* [Stored rows]:

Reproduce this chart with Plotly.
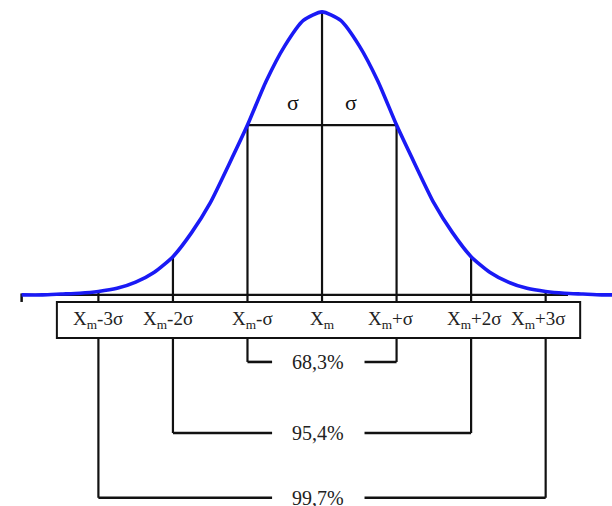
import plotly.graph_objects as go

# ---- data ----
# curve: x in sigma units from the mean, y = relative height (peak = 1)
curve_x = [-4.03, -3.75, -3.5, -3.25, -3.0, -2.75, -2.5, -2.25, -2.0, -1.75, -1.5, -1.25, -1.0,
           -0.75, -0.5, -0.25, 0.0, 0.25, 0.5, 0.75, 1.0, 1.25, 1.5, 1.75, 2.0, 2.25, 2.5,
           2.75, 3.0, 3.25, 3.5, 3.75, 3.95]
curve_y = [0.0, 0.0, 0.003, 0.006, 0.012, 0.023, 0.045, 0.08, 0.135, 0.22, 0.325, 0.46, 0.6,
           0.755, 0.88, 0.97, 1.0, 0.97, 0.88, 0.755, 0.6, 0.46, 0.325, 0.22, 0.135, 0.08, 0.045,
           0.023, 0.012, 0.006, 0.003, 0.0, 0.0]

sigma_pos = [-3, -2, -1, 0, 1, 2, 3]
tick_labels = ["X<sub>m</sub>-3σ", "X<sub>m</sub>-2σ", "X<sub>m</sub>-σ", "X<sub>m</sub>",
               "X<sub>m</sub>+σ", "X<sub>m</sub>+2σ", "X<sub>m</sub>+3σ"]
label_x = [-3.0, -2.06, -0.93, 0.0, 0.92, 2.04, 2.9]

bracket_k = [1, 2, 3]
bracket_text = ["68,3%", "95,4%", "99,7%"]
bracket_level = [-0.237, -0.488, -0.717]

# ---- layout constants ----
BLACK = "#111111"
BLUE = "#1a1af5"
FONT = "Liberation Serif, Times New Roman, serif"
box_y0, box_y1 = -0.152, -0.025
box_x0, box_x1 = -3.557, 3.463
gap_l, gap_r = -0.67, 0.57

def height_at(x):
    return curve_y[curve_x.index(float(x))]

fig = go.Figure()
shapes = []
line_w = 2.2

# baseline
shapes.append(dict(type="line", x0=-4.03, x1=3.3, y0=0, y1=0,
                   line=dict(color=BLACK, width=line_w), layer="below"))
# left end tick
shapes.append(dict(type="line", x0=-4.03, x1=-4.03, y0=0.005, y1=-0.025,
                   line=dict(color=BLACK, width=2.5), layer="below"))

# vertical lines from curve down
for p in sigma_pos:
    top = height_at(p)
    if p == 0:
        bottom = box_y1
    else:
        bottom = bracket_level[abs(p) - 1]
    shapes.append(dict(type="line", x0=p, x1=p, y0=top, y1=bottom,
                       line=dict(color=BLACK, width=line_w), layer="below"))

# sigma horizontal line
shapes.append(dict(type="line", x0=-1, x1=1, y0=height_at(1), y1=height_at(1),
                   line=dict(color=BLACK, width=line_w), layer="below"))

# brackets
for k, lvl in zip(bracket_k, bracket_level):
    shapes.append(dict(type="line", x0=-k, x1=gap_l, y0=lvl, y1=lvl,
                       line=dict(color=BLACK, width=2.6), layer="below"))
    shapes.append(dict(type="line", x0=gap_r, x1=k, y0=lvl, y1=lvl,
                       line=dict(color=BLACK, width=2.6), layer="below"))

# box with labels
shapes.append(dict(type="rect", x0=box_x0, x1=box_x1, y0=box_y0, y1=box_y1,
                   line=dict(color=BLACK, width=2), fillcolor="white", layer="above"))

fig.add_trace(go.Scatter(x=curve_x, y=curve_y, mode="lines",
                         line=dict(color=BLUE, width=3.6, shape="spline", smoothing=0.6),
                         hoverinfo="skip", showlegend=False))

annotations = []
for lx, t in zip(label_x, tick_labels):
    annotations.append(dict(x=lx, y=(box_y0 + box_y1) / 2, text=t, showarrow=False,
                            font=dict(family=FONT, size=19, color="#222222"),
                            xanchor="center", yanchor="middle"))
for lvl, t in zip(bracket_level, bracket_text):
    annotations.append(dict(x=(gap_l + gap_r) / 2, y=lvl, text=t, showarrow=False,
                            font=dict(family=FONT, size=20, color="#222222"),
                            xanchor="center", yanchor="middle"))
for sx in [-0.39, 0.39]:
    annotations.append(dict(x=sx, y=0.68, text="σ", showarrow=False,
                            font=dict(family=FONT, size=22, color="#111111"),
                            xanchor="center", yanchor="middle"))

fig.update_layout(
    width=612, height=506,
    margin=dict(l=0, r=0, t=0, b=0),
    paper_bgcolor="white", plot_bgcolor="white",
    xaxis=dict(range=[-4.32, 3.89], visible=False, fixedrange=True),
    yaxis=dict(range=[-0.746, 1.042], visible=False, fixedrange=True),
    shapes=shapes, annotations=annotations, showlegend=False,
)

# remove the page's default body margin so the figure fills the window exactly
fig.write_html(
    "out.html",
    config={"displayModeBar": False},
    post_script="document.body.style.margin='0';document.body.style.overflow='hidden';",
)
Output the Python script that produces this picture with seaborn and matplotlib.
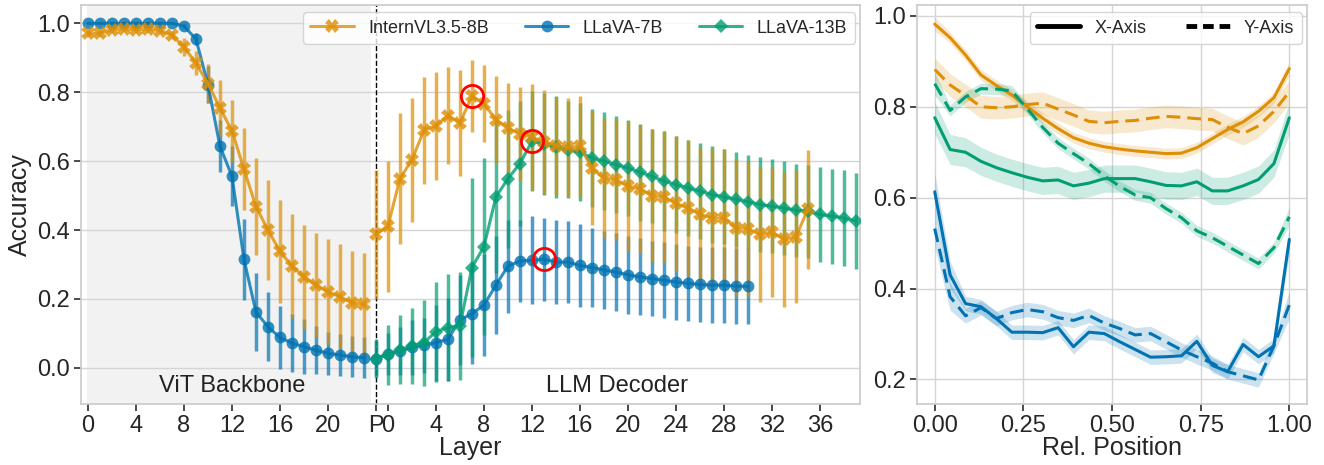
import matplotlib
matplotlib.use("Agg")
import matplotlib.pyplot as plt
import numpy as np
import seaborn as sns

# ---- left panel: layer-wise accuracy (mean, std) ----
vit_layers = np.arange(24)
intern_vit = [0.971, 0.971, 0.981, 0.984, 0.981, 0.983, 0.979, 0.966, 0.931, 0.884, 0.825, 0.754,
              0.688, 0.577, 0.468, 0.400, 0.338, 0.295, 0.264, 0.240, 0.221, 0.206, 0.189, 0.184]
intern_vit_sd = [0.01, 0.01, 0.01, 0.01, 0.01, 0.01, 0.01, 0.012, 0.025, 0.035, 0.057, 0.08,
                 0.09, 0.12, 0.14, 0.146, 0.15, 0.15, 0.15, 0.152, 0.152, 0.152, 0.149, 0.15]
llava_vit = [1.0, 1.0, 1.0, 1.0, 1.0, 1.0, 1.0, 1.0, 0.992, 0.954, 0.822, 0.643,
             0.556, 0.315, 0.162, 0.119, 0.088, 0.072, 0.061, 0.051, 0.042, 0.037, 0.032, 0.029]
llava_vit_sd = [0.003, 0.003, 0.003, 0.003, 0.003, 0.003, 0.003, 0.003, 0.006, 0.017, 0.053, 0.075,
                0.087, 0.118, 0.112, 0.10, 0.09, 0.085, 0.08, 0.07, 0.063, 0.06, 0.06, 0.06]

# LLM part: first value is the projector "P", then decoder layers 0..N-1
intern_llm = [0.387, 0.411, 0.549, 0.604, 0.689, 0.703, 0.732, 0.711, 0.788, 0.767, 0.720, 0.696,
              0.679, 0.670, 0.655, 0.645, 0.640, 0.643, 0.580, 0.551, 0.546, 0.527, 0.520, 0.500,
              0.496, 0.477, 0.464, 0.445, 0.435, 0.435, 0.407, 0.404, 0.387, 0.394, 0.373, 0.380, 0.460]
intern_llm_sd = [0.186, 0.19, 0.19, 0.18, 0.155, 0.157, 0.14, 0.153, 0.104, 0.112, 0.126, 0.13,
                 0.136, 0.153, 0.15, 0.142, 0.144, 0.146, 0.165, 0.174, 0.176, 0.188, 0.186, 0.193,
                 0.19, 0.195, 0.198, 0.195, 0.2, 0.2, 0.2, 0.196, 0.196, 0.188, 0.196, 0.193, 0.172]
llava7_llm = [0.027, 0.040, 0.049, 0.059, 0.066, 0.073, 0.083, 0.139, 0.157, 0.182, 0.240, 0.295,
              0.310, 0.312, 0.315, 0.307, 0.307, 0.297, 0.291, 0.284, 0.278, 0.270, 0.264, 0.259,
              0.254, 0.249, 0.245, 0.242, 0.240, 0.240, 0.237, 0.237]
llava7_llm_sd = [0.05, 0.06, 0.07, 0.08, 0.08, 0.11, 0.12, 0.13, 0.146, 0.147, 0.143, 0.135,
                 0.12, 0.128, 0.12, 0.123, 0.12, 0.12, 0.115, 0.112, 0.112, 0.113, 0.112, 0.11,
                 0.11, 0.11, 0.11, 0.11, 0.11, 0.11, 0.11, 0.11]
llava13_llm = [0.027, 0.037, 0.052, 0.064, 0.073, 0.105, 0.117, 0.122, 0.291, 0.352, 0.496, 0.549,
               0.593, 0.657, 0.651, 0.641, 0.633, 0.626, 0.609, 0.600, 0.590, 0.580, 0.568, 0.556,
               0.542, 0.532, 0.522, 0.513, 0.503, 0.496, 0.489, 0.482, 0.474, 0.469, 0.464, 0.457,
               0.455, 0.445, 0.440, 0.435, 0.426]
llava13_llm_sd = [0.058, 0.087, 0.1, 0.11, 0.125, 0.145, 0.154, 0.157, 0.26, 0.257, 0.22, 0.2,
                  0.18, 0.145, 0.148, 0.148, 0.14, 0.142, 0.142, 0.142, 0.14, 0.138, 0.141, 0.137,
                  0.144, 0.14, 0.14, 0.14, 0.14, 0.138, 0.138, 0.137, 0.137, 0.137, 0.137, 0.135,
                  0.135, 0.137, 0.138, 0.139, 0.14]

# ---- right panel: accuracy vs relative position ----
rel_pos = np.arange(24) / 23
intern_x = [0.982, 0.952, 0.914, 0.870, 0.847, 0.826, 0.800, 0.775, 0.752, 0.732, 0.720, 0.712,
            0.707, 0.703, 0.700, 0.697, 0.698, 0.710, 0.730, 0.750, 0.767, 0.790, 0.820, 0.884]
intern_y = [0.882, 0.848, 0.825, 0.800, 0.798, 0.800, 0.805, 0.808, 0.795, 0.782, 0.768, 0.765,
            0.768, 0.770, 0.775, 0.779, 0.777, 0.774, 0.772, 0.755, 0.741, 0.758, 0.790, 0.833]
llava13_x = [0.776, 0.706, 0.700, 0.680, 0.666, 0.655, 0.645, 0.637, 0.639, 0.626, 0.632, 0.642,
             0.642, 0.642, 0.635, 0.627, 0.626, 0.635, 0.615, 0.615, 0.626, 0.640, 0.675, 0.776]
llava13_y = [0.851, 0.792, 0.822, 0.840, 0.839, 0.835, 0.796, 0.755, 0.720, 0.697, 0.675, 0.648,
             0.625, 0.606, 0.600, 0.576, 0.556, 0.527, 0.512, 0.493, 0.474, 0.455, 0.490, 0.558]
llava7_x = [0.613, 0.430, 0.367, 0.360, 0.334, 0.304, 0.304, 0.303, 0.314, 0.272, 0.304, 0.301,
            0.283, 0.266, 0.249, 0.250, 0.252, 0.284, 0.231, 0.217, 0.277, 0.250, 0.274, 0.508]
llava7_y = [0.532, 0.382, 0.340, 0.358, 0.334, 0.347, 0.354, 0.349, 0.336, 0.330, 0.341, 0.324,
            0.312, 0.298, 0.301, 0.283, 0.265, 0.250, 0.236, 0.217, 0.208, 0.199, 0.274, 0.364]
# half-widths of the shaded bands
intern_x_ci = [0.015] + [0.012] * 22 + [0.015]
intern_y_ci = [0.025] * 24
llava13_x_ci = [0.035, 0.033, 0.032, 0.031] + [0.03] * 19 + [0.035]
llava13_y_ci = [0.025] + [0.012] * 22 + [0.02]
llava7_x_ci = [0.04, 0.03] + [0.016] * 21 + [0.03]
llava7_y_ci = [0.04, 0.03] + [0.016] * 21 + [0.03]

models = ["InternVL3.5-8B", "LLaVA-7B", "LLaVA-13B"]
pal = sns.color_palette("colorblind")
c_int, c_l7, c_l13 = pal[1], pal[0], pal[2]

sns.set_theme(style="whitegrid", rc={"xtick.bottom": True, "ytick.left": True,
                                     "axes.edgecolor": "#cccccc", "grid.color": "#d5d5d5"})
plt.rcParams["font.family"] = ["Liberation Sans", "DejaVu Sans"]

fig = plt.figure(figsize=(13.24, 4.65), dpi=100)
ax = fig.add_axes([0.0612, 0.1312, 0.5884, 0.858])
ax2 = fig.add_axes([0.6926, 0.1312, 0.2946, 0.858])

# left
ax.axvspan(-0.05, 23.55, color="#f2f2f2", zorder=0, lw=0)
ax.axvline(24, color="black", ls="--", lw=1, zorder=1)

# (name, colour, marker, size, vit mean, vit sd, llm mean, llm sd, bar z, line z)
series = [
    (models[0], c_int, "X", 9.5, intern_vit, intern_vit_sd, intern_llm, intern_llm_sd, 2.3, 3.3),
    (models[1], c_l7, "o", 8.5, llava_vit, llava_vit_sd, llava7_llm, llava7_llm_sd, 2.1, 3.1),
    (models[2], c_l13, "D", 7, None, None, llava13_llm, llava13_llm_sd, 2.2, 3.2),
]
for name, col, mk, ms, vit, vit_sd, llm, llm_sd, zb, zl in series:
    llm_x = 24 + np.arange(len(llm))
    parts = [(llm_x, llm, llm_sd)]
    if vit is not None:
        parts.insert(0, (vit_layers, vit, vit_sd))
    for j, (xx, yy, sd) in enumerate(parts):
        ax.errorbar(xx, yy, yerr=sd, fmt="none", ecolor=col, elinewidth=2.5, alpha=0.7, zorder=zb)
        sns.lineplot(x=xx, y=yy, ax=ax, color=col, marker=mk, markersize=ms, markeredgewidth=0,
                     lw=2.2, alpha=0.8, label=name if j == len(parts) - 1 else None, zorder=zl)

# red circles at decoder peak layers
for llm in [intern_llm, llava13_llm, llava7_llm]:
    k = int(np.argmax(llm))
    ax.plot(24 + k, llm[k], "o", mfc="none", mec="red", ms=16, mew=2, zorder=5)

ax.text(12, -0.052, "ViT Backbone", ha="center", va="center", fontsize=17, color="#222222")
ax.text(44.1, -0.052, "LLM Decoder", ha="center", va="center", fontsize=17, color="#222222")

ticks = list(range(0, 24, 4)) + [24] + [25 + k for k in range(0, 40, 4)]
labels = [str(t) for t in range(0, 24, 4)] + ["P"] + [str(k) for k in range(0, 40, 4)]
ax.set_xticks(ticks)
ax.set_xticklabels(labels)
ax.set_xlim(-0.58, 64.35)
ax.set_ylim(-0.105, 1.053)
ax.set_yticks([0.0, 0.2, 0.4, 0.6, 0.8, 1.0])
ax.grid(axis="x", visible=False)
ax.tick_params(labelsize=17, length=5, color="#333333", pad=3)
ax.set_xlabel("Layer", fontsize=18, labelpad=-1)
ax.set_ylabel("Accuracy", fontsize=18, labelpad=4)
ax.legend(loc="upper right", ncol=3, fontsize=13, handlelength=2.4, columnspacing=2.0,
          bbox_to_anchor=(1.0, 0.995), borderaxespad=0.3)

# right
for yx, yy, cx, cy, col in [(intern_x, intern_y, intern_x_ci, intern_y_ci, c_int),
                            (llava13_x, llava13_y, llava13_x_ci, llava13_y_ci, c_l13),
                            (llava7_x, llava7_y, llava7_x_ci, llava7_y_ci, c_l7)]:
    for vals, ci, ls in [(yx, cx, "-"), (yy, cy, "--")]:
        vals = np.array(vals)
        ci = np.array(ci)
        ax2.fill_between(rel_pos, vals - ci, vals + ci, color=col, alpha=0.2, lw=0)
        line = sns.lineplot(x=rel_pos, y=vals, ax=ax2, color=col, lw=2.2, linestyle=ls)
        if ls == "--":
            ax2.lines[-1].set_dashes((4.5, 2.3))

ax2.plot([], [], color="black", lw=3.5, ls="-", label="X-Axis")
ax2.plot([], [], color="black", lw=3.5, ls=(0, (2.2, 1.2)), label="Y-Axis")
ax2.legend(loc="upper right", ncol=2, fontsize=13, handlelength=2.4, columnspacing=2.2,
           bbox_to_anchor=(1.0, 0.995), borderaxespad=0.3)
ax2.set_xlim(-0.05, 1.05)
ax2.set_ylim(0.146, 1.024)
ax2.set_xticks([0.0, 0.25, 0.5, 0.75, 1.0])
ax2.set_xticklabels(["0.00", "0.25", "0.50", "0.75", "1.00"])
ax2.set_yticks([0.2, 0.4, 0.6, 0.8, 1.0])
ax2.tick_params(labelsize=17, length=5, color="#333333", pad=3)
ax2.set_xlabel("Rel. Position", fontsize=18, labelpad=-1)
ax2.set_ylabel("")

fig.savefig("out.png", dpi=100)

* [Instructions to follow]: Take out nothing but the lines from the one containing "Output the Python" to the one containing "import seaborn as sns", inclusive, retyped exactly. Drop the pictures.

* [Result for this exercise]:
Output the Python script that produces this picture with seaborn and matplotlib.
import matplotlib
matplotlib.use("Agg")
import matplotlib.pyplot as plt
import numpy as np
import seaborn as sns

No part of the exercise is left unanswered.